Hong Kong’s Apple Daily newspaper has vowed to “fight on” after the arrest of owner Jimmy Lai under a controversial security law imposed by Beijing.
In extraordinary scenes streamed by the paper on Monday a handcuffed Mr Lai was led through his newsroom as nearly 200 police officers raided the building.
The pro-democracy activist was among 10 people arrested on charges including colluding with foreign forces.
The move sparked global condemnation of the escalating crackdown on dissent.
US Secretary of State Mike Pompeo said China had “eviscerated Hong Kong’s freedoms”.

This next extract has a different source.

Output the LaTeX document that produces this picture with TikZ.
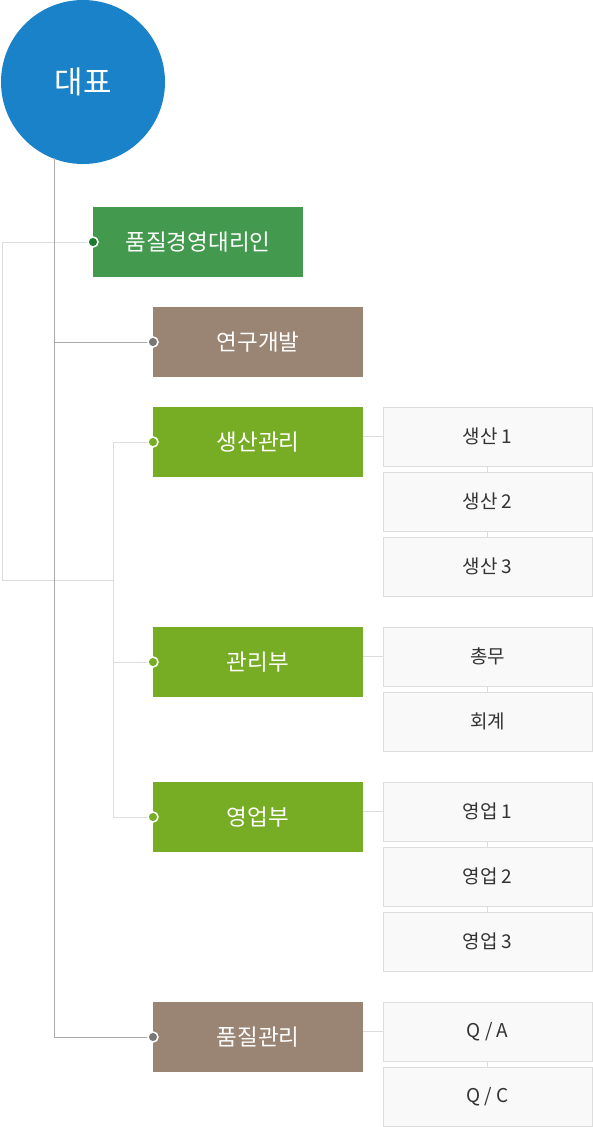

On Tuesday, Apple Daily’s front page showed an image of Mr Lai in handcuffs with the headline: “Apple Daily must fight on.”
In some parts of the city Hong Kongers were seen queuing for a copy as early as 02:30 as vendors reported selling out of the popular tabloid founded by Mr Lai.
The paper, which offers a rare and unvarnished take on Hong Kong and China’s leadership, said more than 500,000 copies were printed, up from the usual 100,000.
Mr Lai, who is viewed as a hero by many in Hong Kong for his direct criticism of Beijing’s top leadership, is the highest-profile detainee under use of the new legislation so far.
But on the mainland, he has long been labelled a traitor.
Hours after his arrest prominent youth activist Agnes Chow and Wilson Li, a freelance journalist, were also arrested under the same law.
The arrests renewed criticism from Washington, London and the United Nations about heightened attacks on the city’s freedoms.
“I’m deeply troubled by reports of the arrest of @JimmyLaiApple under Hong Kong’s draconian National Security Law,” tweeted US Secretary of State Mike Pompeo.
“Further proof that the CCP has eviscerated Hong Kong’s freedoms and eroded the rights of its people,” he wrote.
Similar sentiments were expressed in Britain, which has already said it will suspend its extradition treaty with Hong Kong and offer a pathway to citizenship for many of the city’s residents, in the light of the new law.
“This is further evidence that the national security law is being used as a pretext to silence opposition,” a spokesman for Prime Minister Boris Johnson told Reuters. “The Hong Kong authorities must uphold the rights and freedoms of its people.”
The controversial security law introduced to Hong Kong in June had already prompted some of the city’s highest-profile activists to flee overseas in anticipation of a broader clampdown on the city’s freedoms.
Speaking from London, pro-democracy activist Nathan Law told the BBC the arrests were “definitely a retaliation towards the sanctioning from the US on Hong Kong officials”.
The US had earlier sanctioned 11 Chinese officials and allies in Hong Kong – including Hong Kong’s Chief Executive Carrie Lam – for curtailing political freedoms.
Days later Beijing responded with sanctions against 11 US citizens.
Mr Law also described it as the latest step “to quash the freedom of Hong Kong”, silence Hong Kongers and create a larger “politics of fear”.
Warning to press club
In another sign of the growing curbs on Hong Kong’s media, Chinese officials issued a stark warning to the city’s Foreign Correspondents’ Club over its statement condemning Monday’s raids and arrests.
The Office of the Commissioners of the Chinese foreign ministry in Hong Kong told the FCC to “stop defaming the implementation” of the new law “under the pretext of the freedom of the press”, state media Xinhua reported.
“The FCC hastily jumped out to exonerate Lai, which is the help and collaborate with anti-China forces to mess up Hong Kong”, it said, citing a spokesman for the office.
The UN also expressed renewed concern.
The office of the High Commissioner for Human Rights Michelle Bachelet called on the authorities to monitor the operation of the law and “amend it if necessary to ensure there is no scope for its misuse to restrict human rights guaranteed by international law and the Basic Law of Hong Kong”.
Human Rights Watch said the attack on Apple Daily may also be an attempt to limit the paper’s circulation.
“Under Xi Jinping, the Communist Party has long shown itself afraid of public opinion on the mainland, and is using the new national security law to try to smash Hong Kong’s independent voices and settle scores with longtime critics,” said HRW Asia director Brad Adams.
Pro-democracy protest flared in Hong Kong last year over plans to allow extradition from the territory to mainland China. While this proposal was eventually withdrawn, the demonstrations carried on, to reflect widespread demands for democratic reforms.